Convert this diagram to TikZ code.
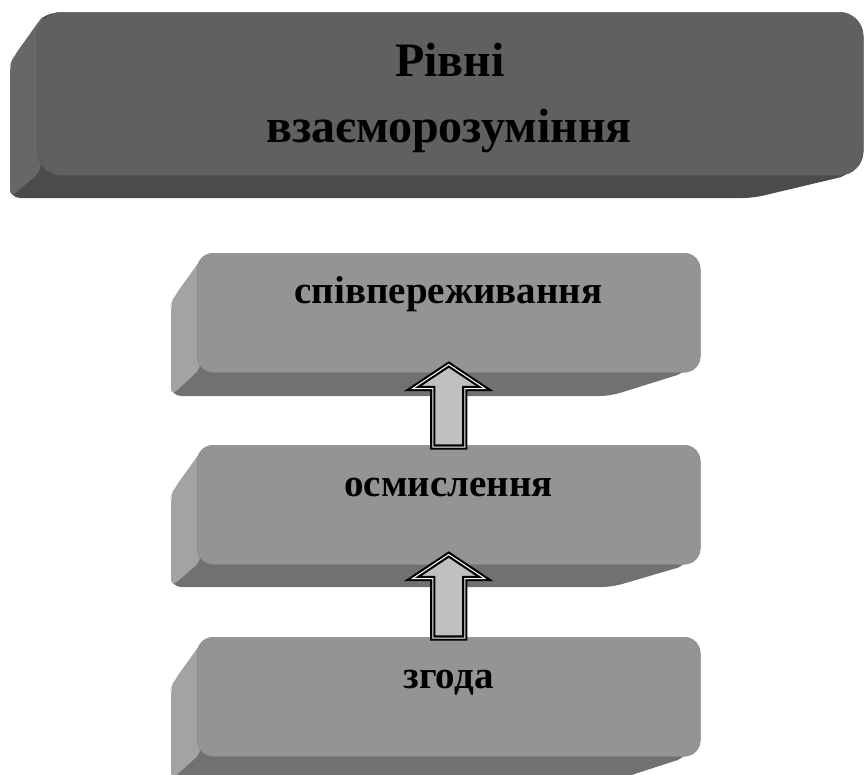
\documentclass[tikz,border=0pt]{standalone}
\usepackage{fontspec}
\setmainfont{Liberation Serif}
\usetikzlibrary{calc}
\definecolor{bigfront}{HTML}{606060}
\definecolor{bigside}{HTML}{676767}
\definecolor{bigbottom}{HTML}{4B4B4B}
\definecolor{smallfront}{HTML}{949494}
\definecolor{smallside}{HTML}{A3A3A3}
\definecolor{smallbottom}{HTML}{717171}
\definecolor{arrowfill}{HTML}{C0C0C0}
\newcommand\keyext[8]{%
  \fill[#8bottom, rounded corners=10pt] (#2+8,#3+1) -- (#1+3,{#3+1.7*(#2-#1)}) -- (#1,{#3+1.7*(#2-#1)+8}) -- (#1,#6) -- (#7,#6) -- (#4-13,#5) -- (#4-13,#3+20) -- cycle;
  \fill[#8side, rounded corners=8pt] (#2+8,#3+1) -- (#1+3,{#3+1.7*(#2-#1)}) -- (#1,{#3+1.7*(#2-#1)+8}) -- (#1,#6) -- (#2+4,#5-4) -- (#2+4,#3+20) -- cycle;
}
\tikzset{
  bigface/.style={fill=bigfront, draw=bigfront!90!black, line width=0.5pt, rounded corners=24pt, inner sep=0pt, anchor=north west, minimum width=826pt, minimum height=163pt},
  smallface/.style={fill=smallfront, draw=smallfront!92!black, line width=0.5pt, rounded corners=16pt, inner sep=0pt, anchor=north west, minimum width=503pt, minimum height=119pt},
  titletext/.style={font=\bfseries\fontsize{48}{56}\selectfont, anchor=base, inner sep=0pt},
  boxtext/.style={font=\bfseries\fontsize{39}{46}\selectfont, anchor=base, inner sep=0pt},
  uparrow/.style={fill=arrowfill, draw=black, line width=2.2pt, double=white, double distance=1pt, line join=miter}
}
\begin{document}
\begin{tikzpicture}[x=1pt,y=-1pt]
\useasboundingbox (0,0) rectangle (867,774);
% title box
\keyext{10}{37}{12}{863}{175}{198}{753}{big}
\node[bigface] (top) at (37,12) {};
\node[titletext] (ta) at (450,76) {Рівні};
\node[titletext] (tb) at (449,142) {взаєморозуміння};
% box 1
\keyext{171}{197}{253}{700}{372}{396}{610}{small}
\node[smallface] (b1) at (197,253) {};
\node[boxtext] (t1) at (448.5,303) {співпереживання};
% box 2
\keyext{171}{197}{445}{700}{565}{587}{612}{small}
\node[smallface] (b2) at (197,445) {};
\node[boxtext] (t2) at (448.5,496) {осмислення};
% box 3
\keyext{171}{197}{637}{700}{757}{780}{616}{small}
\node[smallface] (b3) at (197,637) {};
\node[boxtext] (t3) at (448.5,688) {згода};
% arrows
\draw[uparrow] ($(b2.north)+(-16,2)$) -- ($(b1.south)+(-16,16)$) -- ($(b1.south)+(-36,16)$) -- ($(b1.south)+(0,-8)$) -- ($(b1.south)+(36,16)$) -- ($(b1.south)+(16,16)$) -- ($(b2.north)+(16,2)$) -- cycle;
\draw[uparrow] ($(b3.north)+(-16,1)$) -- ($(b2.south)+(-16,14)$) -- ($(b2.south)+(-36,14)$) -- ($(b2.south)+(0,-10)$) -- ($(b2.south)+(36,14)$) -- ($(b2.south)+(16,14)$) -- ($(b3.north)+(16,1)$) -- cycle;
\end{tikzpicture}
\end{document}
· · · ·
Copy every line of the data exactly as written, excluding the pictures.

SOLUTION TO THE EXERCISE
Convert this diagram to TikZ code.
\documentclass[tikz,border=0pt]{standalone}
\usepackage{fontspec}
\setmainfont{Liberation Serif}
\usetikzlibrary{calc}
\definecolor{bigfront}{HTML}{606060}
\definecolor{bigside}{HTML}{676767}
\definecolor{bigbottom}{HTML}{4B4B4B}
\definecolor{smallfront}{HTML}{949494}
\definecolor{smallside}{HTML}{A3A3A3}
\definecolor{smallbottom}{HTML}{717171}
\definecolor{arrowfill}{HTML}{C0C0C0}
\newcommand\keyext[8]{%
  \fill[#8bottom, rounded corners=10pt] (#2+8,#3+1) -- (#1+3,{#3+1.7*(#2-#1)}) -- (#1,{#3+1.7*(#2-#1)+8}) -- (#1,#6) -- (#7,#6) -- (#4-13,#5) -- (#4-13,#3+20) -- cycle;
  \fill[#8side, rounded corners=8pt] (#2+8,#3+1) -- (#1+3,{#3+1.7*(#2-#1)}) -- (#1,{#3+1.7*(#2-#1)+8}) -- (#1,#6) -- (#2+4,#5-4) -- (#2+4,#3+20) -- cycle;
}
\tikzset{
  bigface/.style={fill=bigfront, draw=bigfront!90!black, line width=0.5pt, rounded corners=24pt, inner sep=0pt, anchor=north west, minimum width=826pt, minimum height=163pt},
  smallface/.style={fill=smallfront, draw=smallfront!92!black, line width=0.5pt, rounded corners=16pt, inner sep=0pt, anchor=north west, minimum width=503pt, minimum height=119pt},
  titletext/.style={font=\bfseries\fontsize{48}{56}\selectfont, anchor=base, inner sep=0pt},
  boxtext/.style={font=\bfseries\fontsize{39}{46}\selectfont, anchor=base, inner sep=0pt},
  uparrow/.style={fill=arrowfill, draw=black, line width=2.2pt, double=white, double distance=1pt, line join=miter}
}
\begin{document}
\begin{tikzpicture}[x=1pt,y=-1pt]
\useasboundingbox (0,0) rectangle (867,774);
% title box
\keyext{10}{37}{12}{863}{175}{198}{753}{big}
\node[bigface] (top) at (37,12) {};
\node[titletext] (ta) at (450,76) {Рівні};
\node[titletext] (tb) at (449,142) {взаєморозуміння};
% box 1
\keyext{171}{197}{253}{700}{372}{396}{610}{small}
\node[smallface] (b1) at (197,253) {};
\node[boxtext] (t1) at (448.5,303) {співпереживання};
% box 2
\keyext{171}{197}{445}{700}{565}{587}{612}{small}
\node[smallface] (b2) at (197,445) {};
\node[boxtext] (t2) at (448.5,496) {осмислення};
% box 3
\keyext{171}{197}{637}{700}{757}{780}{616}{small}
\node[smallface] (b3) at (197,637) {};
\node[boxtext] (t3) at (448.5,688) {згода};
% arrows
\draw[uparrow] ($(b2.north)+(-16,2)$) -- ($(b1.south)+(-16,16)$) -- ($(b1.south)+(-36,16)$) -- ($(b1.south)+(0,-8)$) -- ($(b1.south)+(36,16)$) -- ($(b1.south)+(16,16)$) -- ($(b2.north)+(16,2)$) -- cycle;
\draw[uparrow] ($(b3.north)+(-16,1)$) -- ($(b2.south)+(-16,14)$) -- ($(b2.south)+(-36,14)$) -- ($(b2.south)+(0,-10)$) -- ($(b2.south)+(36,14)$) -- ($(b2.south)+(16,14)$) -- ($(b3.north)+(16,1)$) -- cycle;
\end{tikzpicture}
\end{document}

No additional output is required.